According to the study, the number of households comprised of 20- and 30-somethings is projected to increase by 2.7 million between 2015 and 2025. Overall, Millenials could be responsible for forming 24 million new households over the next decade as the economy continues to improve and existing obstacles begin to fall away. If this happens, all levels of the housing industry will benefit.

"If somebody wants to move up from a starter house to a larger house, they need someone to sell the starter house to," said Mike Calhoun, president of the Center for Responsible Lending, during a panel discussion following the release of the report.

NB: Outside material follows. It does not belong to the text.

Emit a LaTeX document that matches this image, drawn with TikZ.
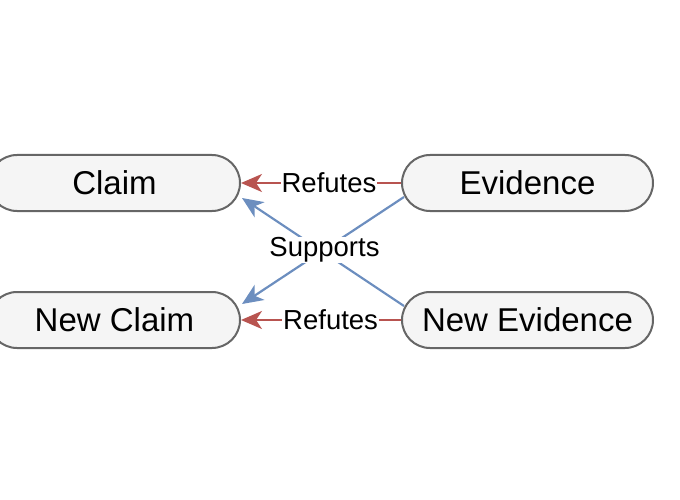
\documentclass[tikz,border=0pt]{standalone}
\usepackage{fontspec}
\setmainfont{Liberation Sans}
\usetikzlibrary{arrows.meta,calc}
\definecolor{boxfill}{HTML}{F5F5F5}
\definecolor{boxline}{HTML}{666666}
\definecolor{redline}{HTML}{B85450}
\definecolor{blueline}{HTML}{6C8EBF}
\tikzset{
  pill/.style={draw=boxline, fill=boxfill, line width=2pt, rounded corners=28pt,
    minimum width=251pt, minimum height=56pt, inner sep=0pt,
    font=\fontsize{33}{40}\selectfont},
  refedge/.style={draw=redline, line width=2.2pt,
    -{Stealth[length=21pt,width=18pt,inset=6pt]}},
  supedge/.style={draw=blueline, line width=2.2pt,
    -{Stealth[length=21pt,width=18pt,inset=6pt]}},
  elabel/.style={fill=white, inner sep=1pt, font=\fontsize{27.5}{32}\selectfont},
}
\begin{document}
\begin{tikzpicture}[x=1pt,y=-1pt]
\useasboundingbox (0,0) rectangle (680,500);
\node[pill] (claim) at (114.5,183) {Claim};
\node[pill] (ev) at (527.5,183) {Evidence};
\node[pill] (nclaim) at (114.5,320) {New Claim};
\node[pill] (nev) at (527.5,320) {New Evidence};
% supports edges
\draw[supedge] ($(ev.west)+(3,14)$) -- ($(nclaim.east)+(1,-16)$);
\draw[supedge] ($(nev.west)+(3,-14)$) -- ($(claim.east)+(1,15)$);
\node[elabel] (sup) at (324.5,250) {Supports};
% refutes edges
\draw[refedge] (ev.west) -- node[elabel, pos=0.45] (r1) {Refutes} (claim.east);
\draw[refedge] (nev.west) -- node[elabel, pos=0.44] (r2) {Refutes} (nclaim.east);
\end{tikzpicture}
\end{document}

Young, first-time homebuyers have been hesitant to enter the housing market since the recession. The Pew Research Center estimates approcimately 11 million recent graduates were living with a parent in 2012. The homeownership rate for those under age 35 was 36 percent in the first three months of this year, down from a high of 43 percent in 2005, the Census reported. In fact, 2.1 million more young adults lived with their parents last year than what industry watchers expected, based on pre-recession household formation rates. 

“Ultimately, the large Millennial generation will make their presence felt in the owner-occupied market,” says Daniel McCue, research manager of the Joint Center, “just as they already have in the rental market, where demand is strong, rents are rising, construction is robust, and property values increased by double digits for the fourth consecutive year in 2013.”